What soldiers come home to
Sebastian Junger is a masterful documentarian of modern warfare. His 2010 book War, along with companion films Restrepo (2010) and Korengal (2014), invited those who have not been to war into the inner life of a U.S. army combat platoon at a remote outpost in the Korengal Valley of Afghanistan. Those works vividly display the alternating boredom and exhilaration of war, the anguish of loss, the unit’s pervasive distrust of Afghan civilians, and the intense and complex love of soldiers for one another.

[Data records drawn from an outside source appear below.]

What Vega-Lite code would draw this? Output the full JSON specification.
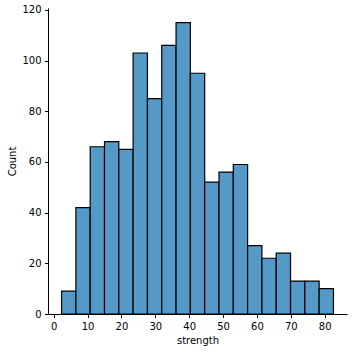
{
  "$schema": "https://vega.github.io/schema/vega-lite/v6.json",
  "width": 299,
  "height": 306,
  "autosize": {"type": "none"},
  "padding": {"left": 48, "top": 8, "right": 5, "bottom": 38},
  "background": "white",
  "config": {
    "view": {"stroke": null},
    "axis": {
      "labelFont": "DejaVu Sans",
      "titleFont": "DejaVu Sans",
      "labelFontSize": 10,
      "titleFontSize": 10,
      "titleFontWeight": "normal",
      "labelColor": "#000",
      "titleColor": "#000",
      "domainColor": "#000",
      "tickColor": "#000",
      "domainWidth": 1,
      "tickWidth": 1,
      "tickSize": 3.5,
      "labelPadding": 3.5,
      "grid": false
    }
  },
  "data": {
    "values": [
      {"start": 2.33, "end": 6.555, "count": 9},
      {"start": 6.555, "end": 10.78, "count": 42},
      {"start": 10.78, "end": 15.005, "count": 66},
      {"start": 15.005, "end": 19.23, "count": 68},
      {"start": 19.23, "end": 23.455, "count": 65},
      {"start": 23.455, "end": 27.68, "count": 103},
      {"start": 27.68, "end": 31.905, "count": 85},
      {"start": 31.905, "end": 36.13, "count": 106},
      {"start": 36.13, "end": 40.355, "count": 115},
      {"start": 40.355, "end": 44.58, "count": 95},
      {"start": 44.58, "end": 48.805, "count": 52},
      {"start": 48.805, "end": 53.03, "count": 56},
      {"start": 53.03, "end": 57.255, "count": 59},
      {"start": 57.255, "end": 61.48, "count": 27},
      {"start": 61.48, "end": 65.705, "count": 22},
      {"start": 65.705, "end": 69.93, "count": 24},
      {"start": 69.93, "end": 74.155, "count": 13},
      {"start": 74.155, "end": 78.38, "count": 13},
      {"start": 78.38, "end": 82.6, "count": 10}
    ]
  },
  "mark": {"type": "rect", "fill": "#5499c7", "stroke": "#000", "strokeWidth": 1.2},
  "encoding": {
    "x": {
      "field": "start", "type": "quantitative",
      "scale": {"domain": [-1.68, 86.6], "nice": false, "zero": false},
      "axis": {"values": [0, 10, 20, 30, 40, 50, 60, 70, 80], "title": "strength", "titlePadding": 4, "labelFlush": false}
    },
    "x2": {"field": "end"},
    "y": {
      "field": "count", "type": "quantitative",
      "scale": {"domain": [0, 120.75], "nice": false},
      "axis": {"values": [0, 20, 40, 60, 80, 100, 120], "title": "Count", "titlePadding": 4, "labelFlush": false}
    },
    "y2": {"datum": 0}
  }
}
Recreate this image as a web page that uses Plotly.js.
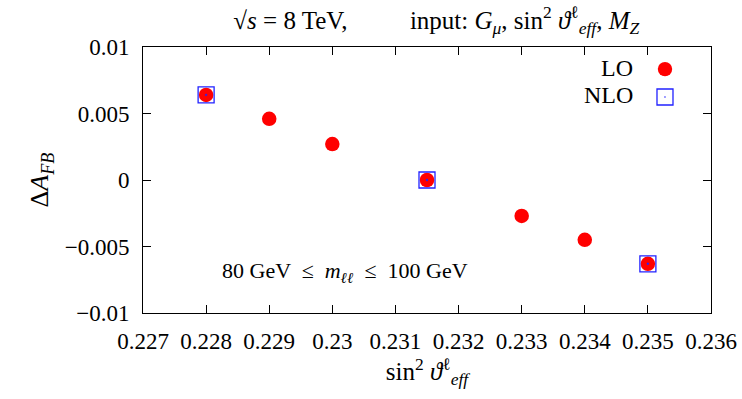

If War is about making war, Tribe is about returning from war. It lacks the keen focus on individual soldiers that made the earlier book so powerful. Junger acknowledges that many veterans are struggling to integrate into civilian life after their military service, that “the U.S. military now has the highest reported PTSD rate in its history,” and that the suicide rate of American veterans now exceeds that of the population. A study released in July 2016 by the U.S. Department of Veterans Affairs documented that in 2014 an average of 20 veterans per day died by suicide, with especially high rates among male veterans aged 18–29.
Junger rejects several common assumptions about these problems: that suicide among younger veterans is associated with deployment (it is not); that combat intensity is the primary driver of posttraumatic stress disorder (factors like premilitary trauma and current social support are also important), and that the best response to struggling veterans is medical treatment and lifelong disability income. He points out that these responses ignore the ways that war can constructively bind service members and civilians within powerful and healing systems of “shared public meaning.”